I reviewed the paper in this article for The Kaitchup:
Here is a summary of the training steps:
It starts with DeepSeek-R1-Zero, which utilizes reinforcement learning (RL) without prior supervised fine-tuning, relying on Group Relative Policy Optimization (GRPO) to streamline training. Unlike traditional RL setups that require a separate critic model, GRPO calculates baseline rewards using a group of outputs from an earlier policy version, simplifying the process.

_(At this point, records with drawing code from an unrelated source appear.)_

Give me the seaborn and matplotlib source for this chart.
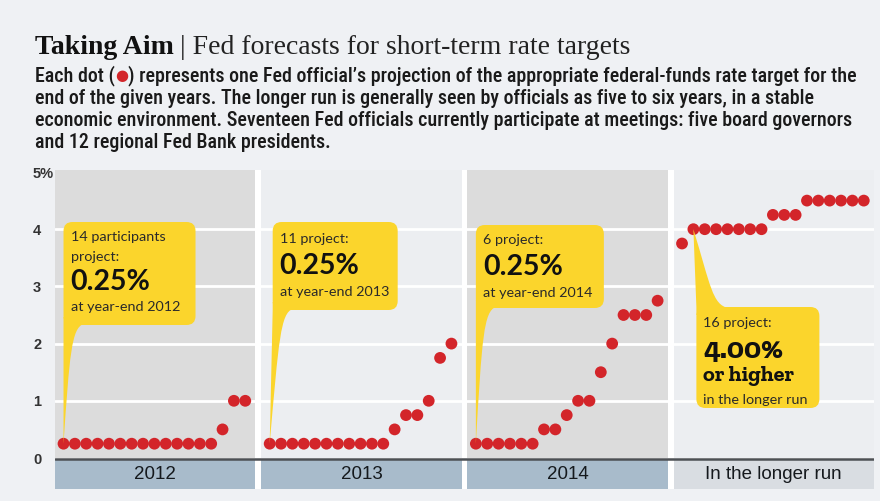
import matplotlib
matplotlib.use("Agg")
import matplotlib.pyplot as plt
import seaborn as sns
import pandas as pd
from matplotlib import font_manager
from matplotlib.patches import FancyBboxPatch, PathPatch, Rectangle
from matplotlib.path import Path
from matplotlib.transforms import IdentityTransform

# ---------------- data ----------------
groups = ["2012", "2013", "2014", "In the longer run"]
rates_2012 = [0.25] * 14 + [0.5, 1.0, 1.0]
rates_2013 = [0.25] * 11 + [0.5, 0.75, 0.75, 1.0, 1.75, 2.0]
rates_2014 = [0.25] * 6 + [0.5, 0.5, 0.75, 1.0, 1.0, 1.5, 2.0, 2.5, 2.5, 2.5, 2.75]
rates_long = [3.75] + [4.0] * 7 + [4.25] * 3 + [4.5] * 6
y_ticks = [0, 1, 2, 3, 4, 5]
y_tick_labels = ["0", "1", "2", "3", "4", "5%"]
callout_heads = [["14 participants", "project:"], ["11 project:"], ["6 project:"], ["16 project:"]]
callout_values = [["0.25%"], ["0.25%"], ["0.25%"], ["4.00%", "or higher"]]
callout_foots = ["at year-end 2012", "at year-end 2013", "at year-end 2014", "in the longer run"]
callout_tip_index = [0, 0, 0, 1]
title_bold = "Taking Aim"
title_rest = "| Fed forecasts for short-term rate targets"
subtitle_lines = [
    "represents one Fed official\u2019s projection of the appropriate federal-funds rate target for the",
    "end of the given years. The longer run is generally seen by officials as five to six years, in a stable",
    "economic environment. Seventeen Fed officials currently participate at meetings: five board governors",
    "and 12 regional Fed Bank presidents.",
]

# ---------------- fonts ----------------
sns.set_theme(style="white")
names = {f.name for f in font_manager.fontManager.ttflist}


def pick(*cands, default="DejaVu Sans"):
    for c in cands:
        if c in names:
            return c
    return default


NARROW = pick("Roboto Condensed", "Liberation Sans Narrow", "Open Sans Condensed")
SERIF = pick("Liberation Serif", default="DejaVu Serif")
SLAB = pick("Zilla Slab", "Roboto Slab", default="DejaVu Serif")
BOXF = pick("Lato", "Open Sans")
plt.rcParams["font.family"] = [NARROW, "DejaVu Sans"]

# ---------------- layout ----------------
W, H = 880, 501
S = 18.15  # spacing between groups in dot units
BG = "#eff1f4"
DARK = "#dcdcdc"
LIGHT = "#eceef1"
BAND = "#a8bbcb"
BAND_LIGHT = "#d9dde2"
YELLOW = "#fbd52c"
RED = "#d3252a"

rows = []
for g, (name, vals) in enumerate(zip(groups, [rates_2012, rates_2013, rates_2014, rates_long])):
    for i, v in enumerate(vals):
        rows.append({"group": name, "x": g * S + i, "rate": v})
df = pd.DataFrame(rows)

fig = plt.figure(figsize=(W / 100, H / 100), dpi=100, facecolor=BG)
ax = fig.add_axes([55 / W, 1 - 489 / H, 819 / W, 319 / H])
ax.set_facecolor("white")
px_per_unit = 57.2
ymin = -(489 - 458) / px_per_unit
ymax = (458 - 170) / px_per_unit
ax.set_xlim(-0.75, 71.35)
ax.set_ylim(ymin, ymax)

for g, name in enumerate(groups):
    x0, x1 = g * S - 0.75, g * S + 16.9
    ax.add_patch(Rectangle((x0, 0), x1 - x0, ymax, color=DARK if g % 2 == 0 else LIGHT, zorder=0.5, lw=0))
    ax.add_patch(Rectangle((x0, ymin), x1 - x0, -0.04 - ymin,
                           color=BAND if g < 3 else BAND_LIGHT, zorder=0.5, lw=0))
    ax.text((x0 + x1) / 2, -0.29, name, ha="center", va="center", fontsize=13.5,
            color="#15191d", family=["Liberation Sans", "DejaVu Sans"], zorder=3)

for yv in y_ticks[1:-1]:
    ax.axhline(yv, color="white", lw=2, zorder=1)
ax.axhline(-0.02, color="#4d5054", lw=1.8, zorder=2)

sns.scatterplot(data=df, x="x", y="rate", color=RED, s=72, edgecolor="none",
                linewidth=0, ax=ax, zorder=6, legend=False)
ax.set_xlabel("")
ax.set_ylabel("")
ax.set_xticks([])
ax.set_yticks(y_ticks)
ax.set_yticklabels(y_tick_labels)
ax.tick_params(axis="y", length=0, pad=22 * 0.72)
for lab in ax.get_yticklabels():
    lab.set_ha("left")
    lab.set_fontweight("bold")
    lab.set_fontsize(10.5)
    lab.set_color("#333333")
    lab.set_family(["Liberation Sans", "DejaVu Sans"])
for sp in ax.spines.values():
    sp.set_visible(False)

# ---------------- callouts ----------------
fig.canvas.draw()
r = fig.canvas.get_renderer()
IT = IdentityTransform()


def P(x, y):
    return (x, H - y)


all_rates = [rates_2012, rates_2013, rates_2014, rates_long]
# box geometry (pixels from top-left): dx from tip, top, width, bottom
boxes = [(0, 222, 132, 325), (3, 222, 125, 310), (0, 225, 128, 308), (3, 307, 123, 408)]
line_offsets = [
    [15, 35, 60, 85],
    [17, 44, 70],
    [15, 42, 68],
    [16, 44, 69, 93],
]
for g in range(4):
    ti = callout_tip_index[g]
    tx, ty_disp = ax.transData.transform((g * S + ti, all_rates[g][ti]))
    ty = H - ty_disp
    dx, top, bw, bot = boxes[g]
    bl = tx + dx
    box = FancyBboxPatch(P(bl, bot), bw, bot - top, boxstyle="round,pad=0,rounding_size=9",
                         transform=IT, facecolor=YELLOW, edgecolor="none", zorder=4)
    fig.add_artist(box)
    if g < 3:
        verts = [P(bl, bot - 8), P(bl, bot), P(tx, ty),
                 P(bl + 6, bot + 30), P(bl + 8, bot + 3), P(bl + 20, bot - 1),
                 P(bl + 20, bot - 8), P(bl, bot - 8)]
    else:
        verts = [P(bl, top + 8), P(bl, top), P(tx, ty),
                 P(bl + 14, top - 22), P(bl + 16, top - 2), P(bl + 32, top + 1),
                 P(bl + 32, top + 8), P(bl, top + 8)]
    codes = [Path.MOVETO, Path.LINETO, Path.LINETO, Path.CURVE4, Path.CURVE4, Path.CURVE4,
             Path.LINETO, Path.CLOSEPOLY]
    fig.add_artist(PathPatch(Path(verts, codes), transform=IT, facecolor=YELLOW,
                             edgecolor="none", zorder=4))
    lines = [(t, "head") for t in callout_heads[g]] + [(t, "value") for t in callout_values[g]] + \
            [(callout_foots[g], "foot")]
    for (t, kind), off in zip(lines, line_offsets[g]):
        if kind == "value" and g == 3:
            kw = dict(fontsize=21.5 if t[0].isdigit() else 16, fontweight="bold",
                      family=[SLAB, "DejaVu Serif"], color="#111111")
        elif kind == "value":
            kw = dict(fontsize=20.5, fontweight="bold", family=[BOXF, "DejaVu Sans"], color="#111111")
        else:
            kw = dict(fontsize=10.4, family=[BOXF, "DejaVu Sans"], color="#2a2a2a")
        fig.text(*P(bl + 7, top + off), t, transform=IT, ha="left", va="center", zorder=7, **kw)

# ---------------- title & subtitle ----------------
t1 = fig.text(*P(35, 47), title_bold, transform=IT, ha="left", va="center", fontsize=20,
              fontweight="bold", family=[SERIF], color="#111111")
w1 = t1.get_window_extent(r).width
t2 = fig.text(*P(35 + w1 + 6, 47), title_rest, transform=IT, ha="left", va="center", fontsize=20,
              family=[SERIF], color="#222222")
tot = w1 + 6 + t2.get_window_extent(r).width
sc = 595 / tot
t1.set_fontsize(20 * sc)
t2.set_fontsize(20 * sc)
w1 = t1.get_window_extent(r).width
t2.set_position(P(35 + w1 + 6 * sc, 47))

SUBF = [NARROW, "DejaVu Sans"]
sub_y = [76, 98, 120, 142]
p1 = fig.text(*P(35, sub_y[0]), "Each dot (", transform=IT, ha="left", va="center",
              fontsize=13, family=SUBF, fontweight="medium", color="#1a1a1a")
p2 = fig.text(0, 0, "\u25cf", transform=IT, ha="left", va="center", fontsize=10,
              family=["DejaVu Sans"], color=RED)
p3 = fig.text(0, 0, ") " + subtitle_lines[0], transform=IT, ha="left", va="center",
              fontsize=13, family=SUBF, fontweight="medium", color="#1a1a1a")


def place_line1(fs):
    p1.set_fontsize(fs)
    p3.set_fontsize(fs)
    p2.set_fontsize(fs * 0.75)
    a = p1.get_window_extent(r).width
    p2.set_position(P(35 + a, sub_y[0]))
    b = p2.get_window_extent(r).width
    p3.set_position(P(35 + a + b, sub_y[0]))
    return a + b + p3.get_window_extent(r).width


wline = place_line1(13)
fs = 13 * 823 / wline
place_line1(fs)
for yy, txt in zip(sub_y[1:], subtitle_lines[1:]):
    fig.text(*P(35, yy), txt, transform=IT, ha="left", va="center", fontsize=fs, family=SUBF,
             fontweight="medium", color="#1a1a1a")

fig.savefig("out.png", dpi=100, facecolor=BG)
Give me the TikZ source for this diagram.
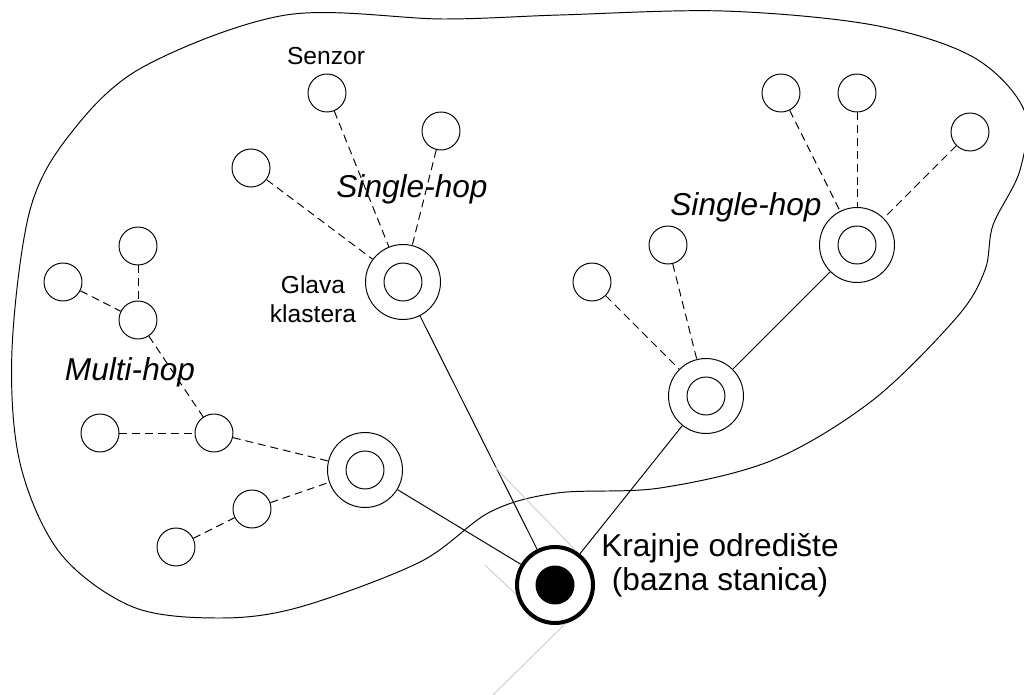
\documentclass[tikz,border=0pt]{standalone}
\usepackage{fontspec}
\setmainfont{Liberation Sans}
\begin{document}
\begin{tikzpicture}[x=0.02cm, y=-0.02cm, line width=0.55pt,
    sensor/.style={circle, draw, minimum size=0.76cm, inner sep=0pt},
    head/.style={circle, draw, minimum size=1.5cm, inner sep=0pt,
        path picture={\draw (path picture bounding box.center) circle (0.38cm);}},
    sink/.style={circle, draw, line width=2.3pt, minimum size=1.52cm, inner sep=0pt,
        path picture={\fill (path picture bounding box.center) circle (0.39cm);}},
    link/.style={dash pattern=on 4.5pt off 2.8pt},
    guide/.style={gray!40, line width=0.5pt},
    hop/.style={font=\fontsize{18}{21}\selectfont\itshape},
    note/.style={font=\fontsize{14}{16.5}\selectfont, align=center}]
    \useasboundingbox (0,0) rectangle (1024,695);

    \draw plot[smooth cycle, tension=0.55] coordinates {
        (143,67) (286,15) (443,19) (560,15) (723,11) (873,25) (973,57)
        (1024,110) (1020,170) (993,225) (985,270) (957,317) (873,400)
        (773,460) (660,488) (557,493) (490,512) (420,562) (300,607)
        (220,618) (133,607) (60,553) (20,463) (12,350) (30,210) (71,133)};

    \foreach \n/\x/\y in {m1/138/246, m2/63/282, m3/138/320, m4/100/433,
        m5/214/433, m6/252/509, m7/176/547, s1/251/168, s2/327/93,
        s3/441/131, r1/592/282, r2/668/245, t1/781/93, t2/857/93, t3/970/132}
        \node[sensor] (\n) at (\x,\y) {};

    \node[head] (h1) at (365,470) {};
    \node[head] (h2) at (403,282) {};
    \node[head] (h3) at (706,396) {};
    \node[head] (h4) at (857,245) {};
    \node[sink] (bs) at (555,585) {};

    \foreach \a/\b in {m1/m3, m2/m3, m3/m5, m4/m5, m5/h1, m7/m6, m6/h1,
        s1/h2, s2/h2, s3/h2, r1/h3, r2/h3, t1/h4, t2/h4, t3/h4}
        \draw[link] (\a) -- (\b);

    \foreach \a in {h1, h2, h3} \draw (\a) -- (bs);
    \draw (h3) -- (h4);

    \coordinate (gA) at (495,467);
    \coordinate (gB) at (485,565);
    \coordinate (gC) at (493,695);
    \draw[guide] (gA) -- (bs.58);
    \draw[guide] (gB) -- (bs.194);
    \draw[guide] (bs.285) -- (gC);

    \node[note] (senzor) at (326,56) {Senzor};
    \node[note] (glava) at (313,299) {Glava\\klastera};
    \node[hop] (hopA) at (412,189) {Single-hop};
    \node[hop] (hopB) at (746,207) {Single-hop};
    \node[hop] (hopC) at (130,372) {Multi-hop};
    \node[font=\fontsize{18}{19.5}\selectfont, align=center] (cilj) at (720,565)
        {Krajnje odredište\\(bazna stanica)};
\end{tikzpicture}
\end{document}
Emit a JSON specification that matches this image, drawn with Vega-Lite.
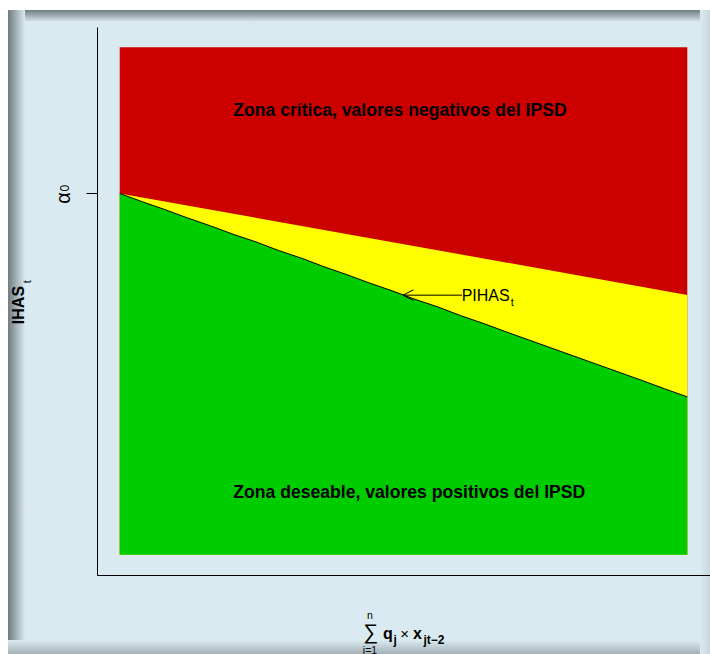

The RL training flow includes sampling candidate responses, assigning rewards based on correctness or adherence to formats, calculating advantage scores within a group, and updating the model to favor higher-reward responses. This approach showcases the model's ability to self-improve through interaction, resulting in advanced reasoning capabilities. However, the lack of initial fine-tuning introduces trade-offs, such as less polished and occasionally cluttered answers, highlighting the limitations of a purely RL-driven system.
Reward modeling plays a central role in DeepSeek-R1-Zero’s progression, using rule-based methods to ensure correctness and format adherence without relying on complex neural reward models. Over time, the model naturally generates detailed reasoning steps, leading to improved accuracy and structured outputs. The emergence of “aha moments,” where the model reevaluates and corrects its reasoning, underscores its evolving meta-reasoning capabilities. Despite these advancements, the RL-only pipeline struggles with user-friendly presentation, often producing tangled or unreadable chains of thought. This limitation inspired the creation of DeepSeek-R1, which introduces a supervised fine-tuning phase with curated chain-of-thought examples to stabilize and improve initial performance, achieving a balance between reasoning ability and clarity.
DeepSeek-R1 employs multi-stage training to refine its outputs further, including language consistency rewards and rejection sampling.